Expressions can be evaluated using the 'eval' builtin function, and statements can be executed using the 'exec' statement.
However, in Viper, expressions and statements are tightly coupled as follows: every statement can be turned into an expression and vice versa. Expressions are executed by evaluating them and discarding the result. Statements are evaluated like function bodies, and return whatever an internal return statement returns, or None if no value is returned.
Both grammar extensions and AST manipulators may be made available to utilise this capability.
The second major feature of Viper code objects is partial evaluation. Consider an expression which refers to some undefined variable. It can be evaluated, and the result is an expression in which some sub-expressions are reduced. Total reduction would lead to a datum value: which is itself just an irreducible expression.

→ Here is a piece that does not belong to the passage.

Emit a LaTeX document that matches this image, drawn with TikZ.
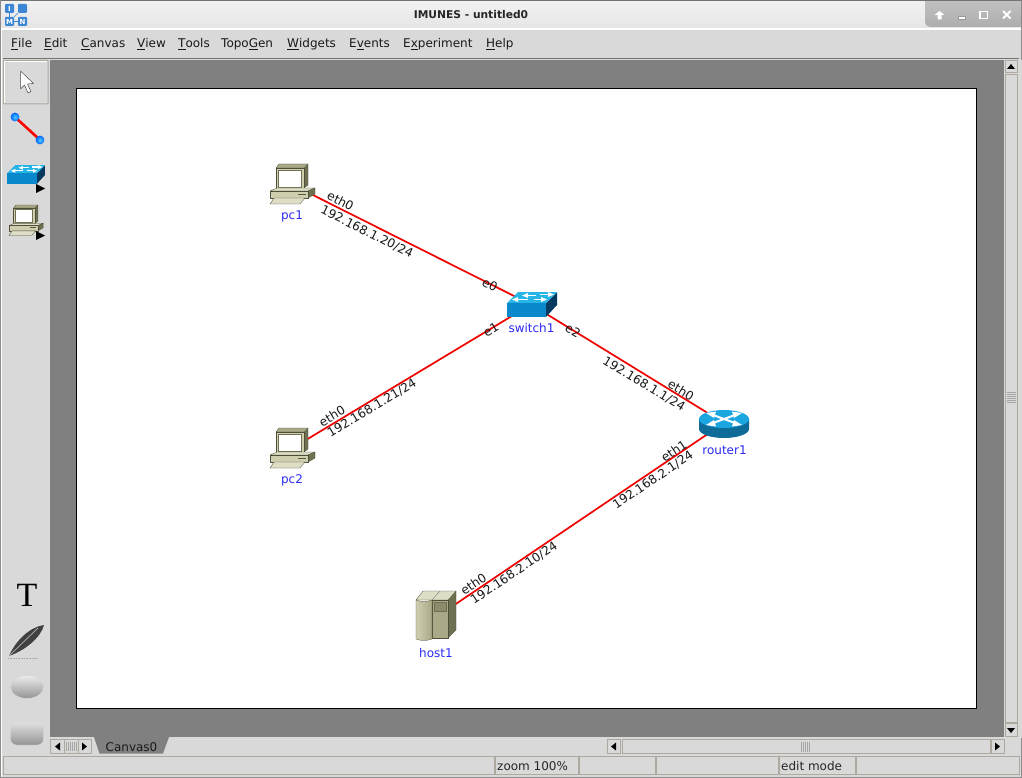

This effect is achieved because Viper does not distinguish encoded language terms and run-time objects. The language term 'PyInt 1' is evaluated to the run time object 'PyInt 1'; i.e. itself. But, the expression Plus (PyInt 1, PyName "var") is evaluated recursively: if the evaluation of PyName "var" is an integer, say PyInt 2, then the result is PyInt 3, however, if lookup of "var" fails, the result is the original expression. On the other hand, the result of Plus (Plus (PyInt 1, PyInt 2), PyName "var") would be Plus (PyInt 3, PyName "var")": the expression is partially evaluated.
Normally, Viper disallows partial evaluation; an exception is thrown if an expression cannot be fully evaluated. Functions will be provided to support partial evaluation. At present, the builtins bind_function and bind_module are the only partial evaluators, and these do not compute values, but rather replace named lookup by a faster indexing scheme.